Диккенс рано убедился в том, что в руках издателей его творческая энергия становится средством чудовищного обогащения, в то время как сам он зарабатывает «немногим более, чем нужно, чтобы жить в благородной бедности». Он поступал вполне справедливо, отказываясь соблюдать договоры, создающие подобное положение вещей. То обстоятельство, что он их подписывал, ничего не меняло: в те ранние голодные годы он подписал бы что угодно, лишь бы получить солидный аванс. Вздумай издатели настаивать на соблюдении первоначальных условий договоров, им бы это удалось. Но они отдавали себе отчет в том, что популярность писателя дает ему преимущества, и, успев изрядно использовать ее, уступали. Диккенс, задыхающийся от непосильной работы, вне себя от сознания, что, как заявил он, «на моих книгах наживается каждый, кто имеет к ним отношение, — кроме меня», писал Форстеру: «...Перед богом и людьми я с чистой совестью считаю себя свободным от этих хищнических соглашений». Настроившись на воинственный лад, он обрушился на Бентли с новыми обвинениями. Бентли заявил, что все они несправедливы. Так это было или нет, неважно: это обычные выпады, к которым люди всегда прибегают, ссорясь, и которые не имеют ни малейшего отношения к существу дела. На письме, в котором были изложены эти обвинения, Бентли написал: «Диккенс был очень умен, однако честным человеком он не был». Заключение, которое напрашивается само собою, таково: по отношению к Бентли Диккенс не был ни умен, ни бесчестен. Будь он умен, он поступил бы с Бентли осмотрительнее; будь он бесчестен, он руководствовался бы не чувствами, а рассудком и не допустил, чтобы личная неприязнь повлияла на ход деловых переговоров.
   Каждый новый договор, составленный Бентли, отнюдь не был продиктован искренним желанием справедливо поступить с человеком, труд которого принес издателю целое состояние.
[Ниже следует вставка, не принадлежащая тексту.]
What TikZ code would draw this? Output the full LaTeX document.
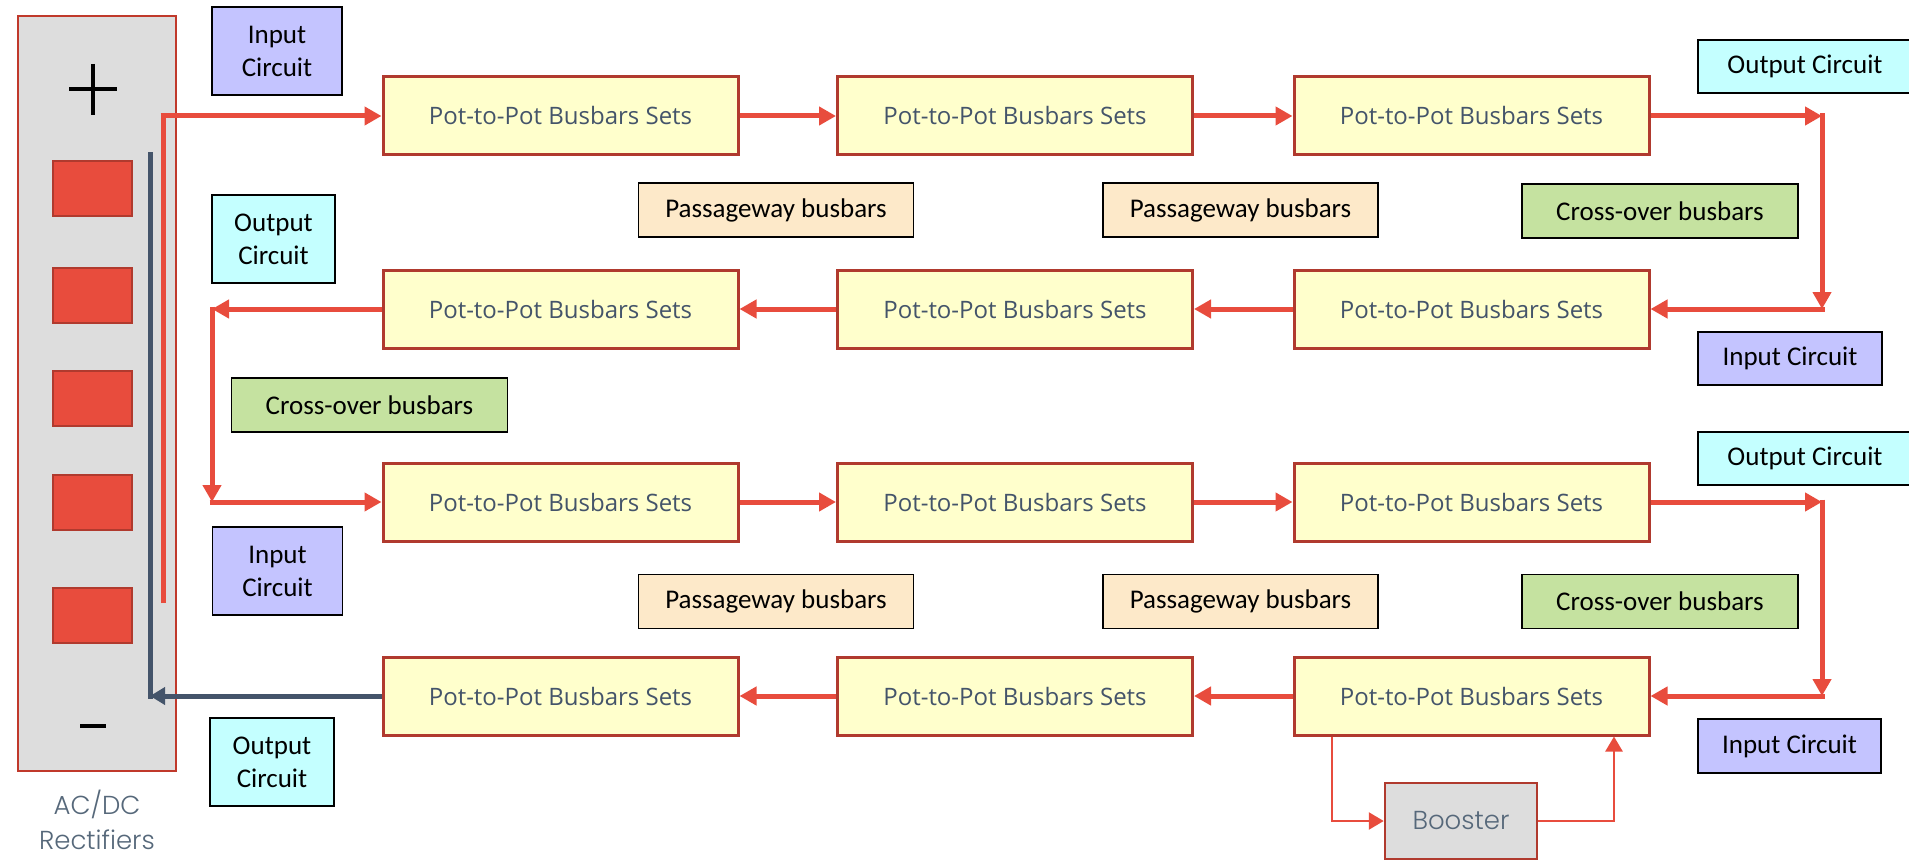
\documentclass[tikz,border=0pt]{standalone}
\usepackage{fontspec}
\setmainfont{Carlito}
\newfontfamily\potfont{Open Sans}
\newfontfamily\litefont{Poppins Light}
\usetikzlibrary{arrows.meta}
\definecolor{arrowred}{HTML}{E84C3D}
\definecolor{potfill}{HTML}{FFFFCC}
\definecolor{potborder}{HTML}{B03A2E}
\definecolor{pottext}{HTML}{44546A}
\definecolor{infill}{HTML}{C4C4FF}
\definecolor{outfill}{HTML}{C4FFFF}
\definecolor{crossfill}{HTML}{C5E2A0}
\definecolor{passfill}{HTML}{FDE9C9}
\definecolor{greyfill}{HTML}{DDDDDD}
\definecolor{rectborder}{HTML}{C0392B}
\definecolor{darkline}{HTML}{44546A}
\definecolor{softtext}{HTML}{56687A}
\begin{document}
\begin{tikzpicture}[x=1pt,y=-1pt,
  potbox/.style={draw=potborder, line width=3pt, fill=potfill, minimum width=355pt, minimum height=78pt, inner sep=0pt, text=pottext, font=\potfont\fontsize{24}{28}\selectfont},
  labbox/.style={draw=black, line width=1.8pt, inner sep=0pt, align=center, font=\fontsize{27}{33}\selectfont},
  inbox/.style={labbox, fill=infill},
  outbox/.style={labbox, fill=outfill},
  crossbox/.style={labbox, fill=crossfill, minimum width=276pt, minimum height=54pt},
  passbox/.style={labbox, fill=passfill, minimum width=275pt, minimum height=54pt},
  redarrow/.style={draw=arrowred, line width=5pt, -{Triangle[length=17pt,width=18pt]}},
  redline/.style={draw=arrowred, line width=5pt},
  thinarrow/.style={draw=arrowred, line width=2.5pt, -{Triangle[length=15pt,width=17pt]}},
  darkbar/.style={draw=darkline, line width=5pt},
  darkarrow/.style={draw=darkline, line width=5pt, -{Triangle[length=15pt,width=17pt]}},
  cell/.style={draw=potborder, line width=2pt, fill=arrowred, minimum width=79pt, minimum height=55pt, inner sep=0pt},
  signline/.style={draw=black, line width=4.5pt}
]
\useasboundingbox (0,0) rectangle (1909,861);

% rectifier block
\node[draw=rectborder, line width=2.5pt, fill=greyfill, minimum width=158pt, minimum height=755pt, inner sep=0pt] (rect) at (97,393.5) {};
\foreach \i/\yy in {1/189,2/295.5,3/398.5,4/502.5,5/615} {
  \node[cell] (cell\i) at (92.5,\yy) {};
}
\coordinate (plh1) at (69,89); \coordinate (plh2) at (117,89);
\coordinate (plv1) at (93,64); \coordinate (plv2) at (93,115);
\draw[signline, line width=4pt] (plh1) -- (plh2);
\draw[signline, line width=4pt] (plv1) -- (plv2);
\coordinate (mi1) at (80,726); \coordinate (mi2) at (106,726);
\draw[signline] (mi1) -- (mi2);
\node[text=softtext, align=center, font=\litefont\fontsize{26}{35}\selectfont] (rectlabel) at (97,820) {AC/DC\\Rectifiers};

% pot-to-pot boxes
\foreach \r/\yy in {1/116,2/309,3/502,4/696} {
  \node[potbox] (r\r a) at (560.5,\yy) {Pot-to-Pot Busbars Sets};
  \node[potbox] (r\r b) at (1015,\yy) {Pot-to-Pot Busbars Sets};
  \node[potbox] (r\r c) at (1471.5,\yy) {Pot-to-Pot Busbars Sets};
}

% labels
\node[inbox, minimum width=130pt, minimum height=88pt] (in1) at (277,51) {Input\\Circuit};
\node[outbox, minimum width=214pt, minimum height=53pt] (out1) at (1805,66.5) {Output Circuit};
\node[crossbox] (x1) at (1660,211) {Cross-over busbars};
\node[passbox] (p1) at (776,210) {Passageway busbars};
\node[passbox] (p2) at (1240.5,210) {Passageway busbars};
\node[outbox, minimum width=123pt, minimum height=88pt] (out2) at (273.5,239) {Output\\Circuit};
\node[inbox, minimum width=184pt, minimum height=53pt] (in2) at (1790,358.5) {Input Circuit};
\node[crossbox] (x2) at (369.5,405) {Cross-over busbars};
\node[inbox, minimum width=130pt, minimum height=88pt] (in3) at (277.5,571) {Input\\Circuit};
\node[outbox, minimum width=214pt, minimum height=53pt] (out3) at (1805,458.5) {Output Circuit};
\node[crossbox] (x3) at (1660,601.5) {Cross-over busbars};
\node[passbox] (p3) at (776,601.5) {Passageway busbars};
\node[passbox] (p4) at (1240.5,601.5) {Passageway busbars};
\node[inbox, minimum width=183pt, minimum height=54pt] (in4) at (1789.5,746) {Input Circuit};
\node[outbox, minimum width=124pt, minimum height=88pt] (out4) at (272,762) {Output\\Circuit};

% booster
\node[draw=potborder, line width=2.5pt, fill=greyfill, minimum width=152pt, minimum height=76pt, inner sep=0pt, text=softtext, font=\litefont\fontsize{26}{30}\selectfont] (boost) at (1461,821) {Booster};

% corner points
\coordinate (rs) at (163,603);
\coordinate (rt) at (163,116);
\coordinate (ds) at (150,155);
\coordinate (dc) at (150,696);
\coordinate (c1) at (1822,116);
\coordinate (c2) at (1822,309);
\coordinate (c3) at (1822,502);
\coordinate (c4) at (1822,696);
\coordinate (l1) at (212,309);
\coordinate (l2) at (212,502);
\coordinate (bo1) at (1332,821);
\coordinate (bo2) at (1614,821);

% rectifier feed
\draw[redline] (rs) -- (rt);
\draw[redarrow] ([xshift=-2.5pt]rt) -- (r1a.west);
\draw[darkbar, line cap=rect] (ds) -- (dc);
\draw[darkarrow] (r4a.west) -- (dc);

% row 1
\draw[redarrow] (r1a.east) -- (r1b.west);
\draw[redarrow] (r1b.east) -- (r1c.west);
\draw[redarrow] (r1c.east) -- (c1);
\draw[redarrow, shorten <=-2.5pt] (c1) -- (c2);
\draw[redarrow, shorten <=-2.5pt] (c2) -- (r2c.east);
% row 2
\draw[redarrow] (r2c.west) -- (r2b.east);
\draw[redarrow] (r2b.west) -- (r2a.east);
\draw[redarrow] (r2a.west) -- (l1);
\draw[redarrow, shorten <=-2.5pt] (l1) -- (l2);
\draw[redarrow, shorten <=-2.5pt] (l2) -- (r3a.west);
% row 3
\draw[redarrow] (r3a.east) -- (r3b.west);
\draw[redarrow] (r3b.east) -- (r3c.west);
\draw[redarrow] (r3c.east) -- (c3);
\draw[redarrow, shorten <=-2.5pt] (c3) -- (c4);
\draw[redarrow, shorten <=-2.5pt] (c4) -- (r4c.east);
% row 4
\draw[redarrow] (r4c.west) -- (r4b.east);
\draw[redarrow] (r4b.west) -- (r4a.east);

% booster loop
\draw[thinarrow] (r4c.south -| bo1) |- (boost.west);
\draw[thinarrow] (boost.east) -| (r4c.south -| bo2);
\end{tikzpicture}
\end{document}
Нет, эти договоры подписывались после бесконечных переговоров с уловками, увертками и ловушками. И Диккенс — это ясно — невзлюбил издателя с июля 1837 года, с того самого момента, когда Бентли достаточно было бы только решиться на широкий жест, чтобы «приручить» автора. Правда, закон был на стороне Бентли, но все же этому человеку были, несомненно, свойственны и корыстолюбие и жадность: не только Диккенс имел основания сердиться на него. Бентли постоянно заключал с писателями соглашения на очень жестких условиях, и Чарльз Рид возбудил против него судебное дело, в ходе которого всем стало ясно, как несправедливы договоры с участием в прибылях (издатели, не слишком щепетильные в выборе средств, пользуются ими и по сей день). Все это подготовило почву для введения существующей ныне системы оплаты писательского труда. «Я не требую, да и не жду сочувствия людей, зарабатывающих себе на жизнь пером (к ним принадлежу и я сам), — писал Диккенс. — Но я полон решимости поступиться чем угодно — будь то душевное спокойствие или кошелек, — чтобы лишить этого субъекта уверенности в том, что с нами всегда можно поступать, как ему заблагорассудится»4.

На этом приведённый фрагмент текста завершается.